Senator Amy Klobuchar (D-MN) attends the National Prayer Breakfast in Washington, U.S., February 7, 2019. REUTERS |
Klobuchar becomes the fifth US senator to announce her candidacy, and the fourth woman in the chamber.
Klobuchar, 58, now in her third six-year term as a senator for Minnesota, will seek to position herself as a contrast to Trump, who is expected to be the Republican candidate in the November 2020 election, focusing on both policy differences but also style and tact.
“I stand before you as the granddaughter of an iron ore miner, the daughter of a teacher and a newspaperman, the first woman elected to the United States Senate from the state of Minnesota, to announce my candidacy for president of the United States,” Klobuchar said.
A large crowd assembled in Minnesota on an island in the middle of the Mississippi River, despite a heavy snowfall and 14 degree Fahrenheit (minus 10 Celsius) temperatures.

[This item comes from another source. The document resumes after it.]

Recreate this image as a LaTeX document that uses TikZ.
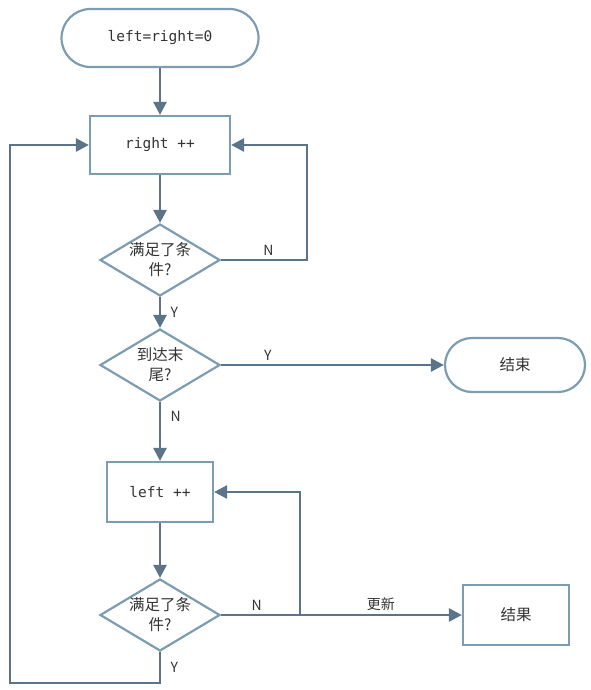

Klobuchar’s announcement came amid several news reports of high staff turnover in her Senate office with workers complaining of having to do personal chores, making it difficult to hire high-level campaign strategists.
A former prosecutor and corporate attorney, Klobuchar joins a list of Democratic hopefuls that includes fellow Senators Cory Booker of New Jersey, Kamala Harris of California, Kirsten Gillibrand of New York and Elizabeth Warren of Massachusetts.